What is a toddler’s fracture?


  • An injury to the big bone below the knee, sometimes called the shin bone (tibia).
  • The bone is broken, but it is held tightly together by the outer covering of the bone (periosteum).
  • This is a stable injury, like a sprain.
  • This happens in children ages 1-4 years old.

How do you know it’s a toddler’s fracture?

  • The child injured themselves from a fall, tripping, twisting or going down a slide.
  • When the leg is pushed on over the shin bone it causes pain.
  • Sometimes the child will limp or won’t want to walk.
  • X-rays are taken which show a broken bone near the ankle (see pictures below).
Two X-rays showing different views of a broken ankle.
  • If the X-ray doesn’t show a broken bone, it might still be broken. This is called a “suspected toddler’s fracture.”

How do you care for your child with a toddler’s fracture?

  • To make an appointment in the Orthopedic Surgery Clinic please call (816) 234-3075.
  • Your child should be evaluated in the Orthopedic Surgery Clinic within 1 week of their injury.
    • They do not need an X-ray at that visit.
  • You will protect your child’s leg by having them wear a special boot, called a “CAM” boot or a walking boot.
    • CAM = controlled ankle motion.
Photo of three CAM boots all lined in a different color: blue, yellow and orange.
  • The boot must be removed to look at the skin at least 1 time per day.
    • Check the skin every day at bedtime or bath time.
    • Look for redness, blisters, bruising or openings of the skin.
    • If you see any of these on your child’s skin:
      • Please call the Orthopedic Surgery Clinic at (816) 234-3075 or send a picture through the Patient Portal.
      • This can be caused by the boot being too loose or too tight.
      • Stop wearing the boot until you hear from your care team.
      • A visit to the clinic will be needed to check how the boot is fitting and look at the skin.
  • Your child does not have to sleep in the boot.
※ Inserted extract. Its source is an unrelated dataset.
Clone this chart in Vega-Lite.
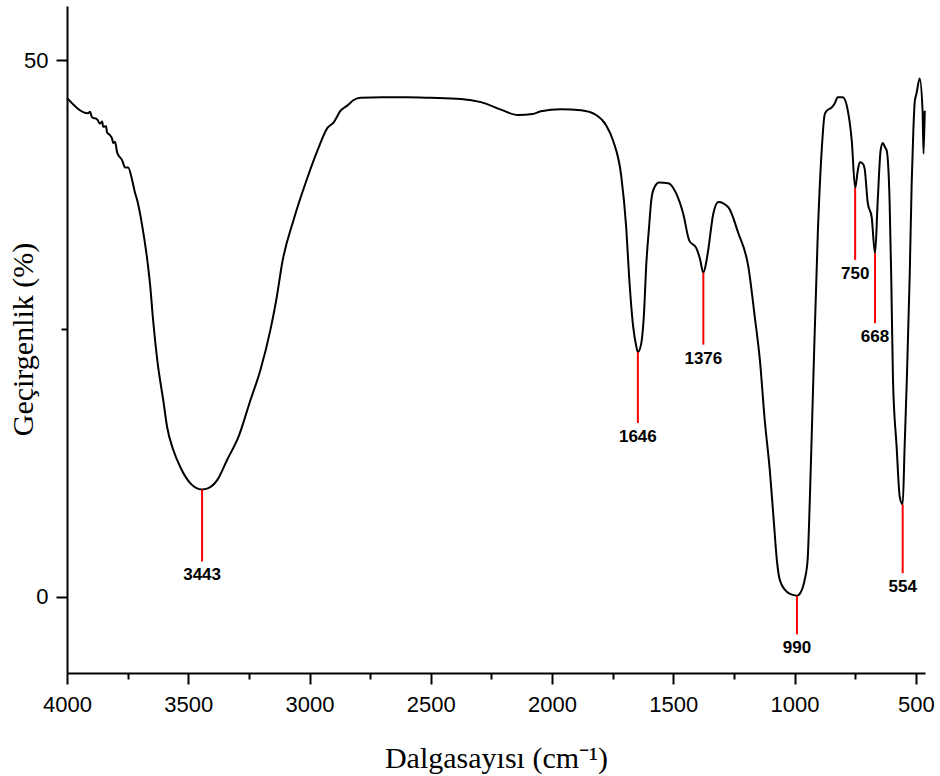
{
  "$schema": "https://vega.github.io/schema/vega-lite/v6.json",
  "autosize": {"type": "none"},
  "padding": {"left": 67, "top": 6, "right": 15, "bottom": 103},
  "width": 858,
  "height": 667,
  "background": "white",
  "config": {"view": {"stroke": null}},
  "datasets": {
    "spectrum": [
      {"wavenumber": 4000, "transmittance": 46.5},
      {"wavenumber": 3913, "transmittance": 45.07},
      {"wavenumber": 3905, "transmittance": 45.2},
      {"wavenumber": 3897, "transmittance": 44.7},
      {"wavenumber": 3876, "transmittance": 44.5},
      {"wavenumber": 3864, "transmittance": 44.1},
      {"wavenumber": 3855, "transmittance": 44.3},
      {"wavenumber": 3851, "transmittance": 43.8},
      {"wavenumber": 3839, "transmittance": 43.85},
      {"wavenumber": 3835, "transmittance": 43.3},
      {"wavenumber": 3822, "transmittance": 43.0},
      {"wavenumber": 3814, "transmittance": 42.7},
      {"wavenumber": 3810, "transmittance": 42.3},
      {"wavenumber": 3802, "transmittance": 42.4},
      {"wavenumber": 3793, "transmittance": 41.4},
      {"wavenumber": 3773, "transmittance": 40.7},
      {"wavenumber": 3760, "transmittance": 40.0},
      {"wavenumber": 3748, "transmittance": 40.0},
      {"wavenumber": 3731, "transmittance": 38.8},
      {"wavenumber": 3719, "transmittance": 37.6},
      {"wavenumber": 3711, "transmittance": 37.0},
      {"wavenumber": 3690, "transmittance": 34.6},
      {"wavenumber": 3669, "transmittance": 31.4},
      {"wavenumber": 3657, "transmittance": 29.0},
      {"wavenumber": 3645, "transmittance": 25.8},
      {"wavenumber": 3628, "transmittance": 22.1},
      {"wavenumber": 3603, "transmittance": 18.3},
      {"wavenumber": 3587, "transmittance": 15.8},
      {"wavenumber": 3562, "transmittance": 13.7},
      {"wavenumber": 3533, "transmittance": 12.1},
      {"wavenumber": 3492, "transmittance": 10.6},
      {"wavenumber": 3443, "transmittance": 10.0},
      {"wavenumber": 3420, "transmittance": 10.1},
      {"wavenumber": 3380, "transmittance": 10.9},
      {"wavenumber": 3339, "transmittance": 12.8},
      {"wavenumber": 3293, "transmittance": 14.9},
      {"wavenumber": 3244, "transmittance": 18.3},
      {"wavenumber": 3203, "transmittance": 21.1},
      {"wavenumber": 3161, "transmittance": 24.9},
      {"wavenumber": 3136, "transmittance": 27.8},
      {"wavenumber": 3112, "transmittance": 31.2},
      {"wavenumber": 3066, "transmittance": 35.1},
      {"wavenumber": 3008, "transmittance": 39.1},
      {"wavenumber": 2967, "transmittance": 41.6},
      {"wavenumber": 2926, "transmittance": 43.7},
      {"wavenumber": 2901, "transmittance": 44.2},
      {"wavenumber": 2872, "transmittance": 45.3},
      {"wavenumber": 2843, "transmittance": 45.8},
      {"wavenumber": 2818, "transmittance": 46.3},
      {"wavenumber": 2789, "transmittance": 46.5},
      {"wavenumber": 2700, "transmittance": 46.55},
      {"wavenumber": 2600, "transmittance": 46.55},
      {"wavenumber": 2500, "transmittance": 46.5},
      {"wavenumber": 2376, "transmittance": 46.4},
      {"wavenumber": 2293, "transmittance": 46.1},
      {"wavenumber": 2211, "transmittance": 45.4},
      {"wavenumber": 2141, "transmittance": 44.9},
      {"wavenumber": 2080, "transmittance": 45.0},
      {"wavenumber": 2046, "transmittance": 45.25},
      {"wavenumber": 1963, "transmittance": 45.44},
      {"wavenumber": 1880, "transmittance": 45.34},
      {"wavenumber": 1818, "transmittance": 44.9},
      {"wavenumber": 1777, "transmittance": 43.95},
      {"wavenumber": 1748, "transmittance": 42.5},
      {"wavenumber": 1715, "transmittance": 39.3},
      {"wavenumber": 1694, "transmittance": 34.4},
      {"wavenumber": 1682, "transmittance": 29.8},
      {"wavenumber": 1665, "transmittance": 25.1},
      {"wavenumber": 1653, "transmittance": 23.4},
      {"wavenumber": 1646, "transmittance": 22.8},
      {"wavenumber": 1633, "transmittance": 23.5},
      {"wavenumber": 1620, "transmittance": 26.7},
      {"wavenumber": 1612, "transmittance": 30.7},
      {"wavenumber": 1600, "transmittance": 34.4},
      {"wavenumber": 1591, "transmittance": 36.9},
      {"wavenumber": 1579, "transmittance": 38.1},
      {"wavenumber": 1558, "transmittance": 38.6},
      {"wavenumber": 1521, "transmittance": 38.55},
      {"wavenumber": 1488, "transmittance": 37.6},
      {"wavenumber": 1459, "transmittance": 35.7},
      {"wavenumber": 1434, "transmittance": 33.2},
      {"wavenumber": 1405, "transmittance": 32.5},
      {"wavenumber": 1390, "transmittance": 31.5},
      {"wavenumber": 1376, "transmittance": 30.2},
      {"wavenumber": 1364, "transmittance": 31.2},
      {"wavenumber": 1356, "transmittance": 32.3},
      {"wavenumber": 1335, "transmittance": 35.7},
      {"wavenumber": 1314, "transmittance": 36.8},
      {"wavenumber": 1273, "transmittance": 36.3},
      {"wavenumber": 1232, "transmittance": 33.9},
      {"wavenumber": 1190, "transmittance": 30.7},
      {"wavenumber": 1164, "transmittance": 26.1},
      {"wavenumber": 1143, "transmittance": 22.1},
      {"wavenumber": 1123, "transmittance": 16.5},
      {"wavenumber": 1102, "transmittance": 11.8},
      {"wavenumber": 1086, "transmittance": 7.2},
      {"wavenumber": 1073, "transmittance": 3.45},
      {"wavenumber": 1061, "transmittance": 1.6},
      {"wavenumber": 1032, "transmittance": 0.47},
      {"wavenumber": 1010, "transmittance": 0.2},
      {"wavenumber": 990, "transmittance": 0.1},
      {"wavenumber": 975, "transmittance": 0.4},
      {"wavenumber": 958, "transmittance": 1.6},
      {"wavenumber": 946, "transmittance": 3.45},
      {"wavenumber": 937, "transmittance": 9.0},
      {"wavenumber": 925, "transmittance": 18.3},
      {"wavenumber": 904, "transmittance": 33.9},
      {"wavenumber": 888, "transmittance": 41.6},
      {"wavenumber": 876, "transmittance": 44.9},
      {"wavenumber": 867, "transmittance": 45.3},
      {"wavenumber": 847, "transmittance": 45.6},
      {"wavenumber": 834, "transmittance": 46.0},
      {"wavenumber": 822, "transmittance": 46.55},
      {"wavenumber": 801, "transmittance": 46.55},
      {"wavenumber": 781, "transmittance": 45.4},
      {"wavenumber": 768, "transmittance": 43.4},
      {"wavenumber": 764, "transmittance": 42.5},
      {"wavenumber": 750, "transmittance": 38.1},
      {"wavenumber": 740, "transmittance": 39.6},
      {"wavenumber": 731, "transmittance": 40.5},
      {"wavenumber": 720, "transmittance": 40.4},
      {"wavenumber": 711, "transmittance": 39.9},
      {"wavenumber": 698, "transmittance": 36.7},
      {"wavenumber": 682, "transmittance": 35.4},
      {"wavenumber": 668, "transmittance": 32.0},
      {"wavenumber": 657, "transmittance": 36.9},
      {"wavenumber": 645, "transmittance": 41.6},
      {"wavenumber": 636, "transmittance": 42.3},
      {"wavenumber": 627, "transmittance": 41.9},
      {"wavenumber": 620, "transmittance": 41.6},
      {"wavenumber": 608, "transmittance": 36.9},
      {"wavenumber": 601, "transmittance": 29.5},
      {"wavenumber": 594, "transmittance": 20.2},
      {"wavenumber": 579, "transmittance": 14.0},
      {"wavenumber": 566, "transmittance": 9.3},
      {"wavenumber": 554, "transmittance": 8.6},
      {"wavenumber": 546, "transmittance": 14.0},
      {"wavenumber": 537, "transmittance": 20.2},
      {"wavenumber": 525, "transmittance": 30.0},
      {"wavenumber": 517, "transmittance": 38.5},
      {"wavenumber": 510, "transmittance": 43.5},
      {"wavenumber": 504, "transmittance": 46.2},
      {"wavenumber": 497, "transmittance": 46.9},
      {"wavenumber": 484, "transmittance": 48.3},
      {"wavenumber": 472, "transmittance": 45.3},
      {"wavenumber": 468, "transmittance": 41.3},
      {"wavenumber": 463, "transmittance": 45.3}
    ],
    "peaks": [
      {"wavenumber": 3443, "peak": 10.0, "end": 3.3, "label": "3443"},
      {"wavenumber": 1646, "peak": 22.8, "end": 16.2, "label": "1646"},
      {"wavenumber": 1376, "peak": 30.2, "end": 23.5, "label": "1376"},
      {"wavenumber": 990, "peak": 0.1, "end": -3.5, "label": "990"},
      {"wavenumber": 750, "peak": 38.1, "end": 31.4, "label": "750"},
      {"wavenumber": 668, "peak": 32.0, "end": 25.5, "label": "668"},
      {"wavenumber": 554, "peak": 8.6, "end": 2.2, "label": "554"}
    ]
  },
  "layer": [
    {
      "data": {"name": "spectrum"},
      "mark": {"type": "line", "color": "black", "strokeWidth": 2, "interpolate": "monotone"},
      "encoding": {
        "x": {
          "field": "wavenumber",
          "type": "quantitative",
          "scale": {"domain": [462, 4000], "reverse": true, "nice": false, "zero": false},
          "axis": {
            "title": "Dalgasayısı (cm⁻¹)",
            "values": [4000, 3750, 3500, 3250, 3000, 2750, 2500, 2250, 2000, 1750, 1500, 1250, 1000, 750, 500],
            "labelExpr": "datum.value % 500 == 0 ? format(datum.value, 'd') : ''",
            "labelOverlap": false,
            "labelFlush": false,
            "labelBound": false,
            "grid": false,
            "domainColor": "black",
            "domainWidth": 2,
            "tickColor": "black",
            "tickWidth": 2,
            "tickSize": {"condition": {"test": "datum.value % 500 == 0", "value": 11}, "value": 6},
            "labelPadding": 10,
            "labelFont": "Liberation Sans",
            "labelFontSize": 22,
            "labelColor": "black",
            "titleFont": "Liberation Serif",
            "titleFontSize": 30,
            "titleFontWeight": "normal",
            "titleColor": "black",
            "titleBaseline": "alphabetic",
            "titleY": 94
          }
        },
        "y": {
          "field": "transmittance",
          "type": "quantitative",
          "scale": {"domain": [-7.1, 55.06], "nice": false, "zero": false},
          "axis": {
            "title": "Geçirgenlik (%)",
            "values": [0, 25, 50],
            "labelExpr": "datum.value == 25 ? '' : datum.label",
            "labelOverlap": false,
            "grid": false,
            "domainColor": "black",
            "domainWidth": 2,
            "tickColor": "black",
            "tickWidth": 2,
            "tickSize": {"condition": {"test": "datum.value == 25", "value": 6}, "value": 11},
            "labelPadding": 8,
            "labelFont": "Liberation Sans",
            "labelFontSize": 22,
            "labelColor": "black",
            "titleFont": "Liberation Serif",
            "titleFontSize": 30,
            "titleFontWeight": "normal",
            "titleColor": "black",
            "titleBaseline": "alphabetic",
            "titleAngle": -90,
            "titleAlign": "center",
            "titleX": -35,
            "titleY": 333
          }
        }
      }
    },
    {
      "data": {"name": "peaks"},
      "mark": {"type": "rule", "color": "#ff0000", "strokeWidth": 2},
      "encoding": {
        "x": {"field": "wavenumber", "type": "quantitative"},
        "y": {"field": "peak", "type": "quantitative"},
        "y2": {"field": "end"}
      }
    },
    {
      "data": {"name": "peaks"},
      "mark": {"type": "text", "font": "Liberation Sans", "fontWeight": "bold", "fontSize": 17, "baseline": "top", "align": "center", "dy": 6, "color": "black"},
      "encoding": {
        "x": {"field": "wavenumber", "type": "quantitative"},
        "y": {"field": "end", "type": "quantitative"},
        "text": {"field": "label"}
      }
    }
  ]
}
How do I know the boot is on right?

  1. Place the heel firmly down the back of the CAM boot.
  2. Place padding over the foot and shin.
  3. Ensure the toes are within the firm sole of the boot.
  4. Fasten the Velcro® straps so the boot doesn’t move around on the foot.
Three photos showing adult hands putting a CAM boot on a child's leg. The photos are numbered 1, 2 and 3-4.

How long does it take for the broken bone to heal?


  • After your child has started to walk in the boot, they can start to wear it less.
  • This usually happens between 2-4 weeks after the injury.
  • Your child will have a second appointment in the Orthopedic Surgery Clinic 4 weeks after the injury.
    • Their leg will be examined.
    • They will have new X-rays taken.
    • If they are still using the boot for walking, they won’t need to wear it anymore after this appointment.
    • Most of the time, they won’t need to come back for any more appointments.

Will my child have problems with their leg after a toddler’s fracture?

  • Most of the time, this fracture has no long-term problems after it is healed.
  • Your child might limp or walk differently for up to 1 month after they stop wearing the boot (up to 2 months after injury).

What if my child still has problems?

Please call the Orthopedic Surgery Clinic at (816) 234-3075 for an appointment 2 months after the injury if:

  • Your child is still having pain, OR
  • Your child is still walking with a limp.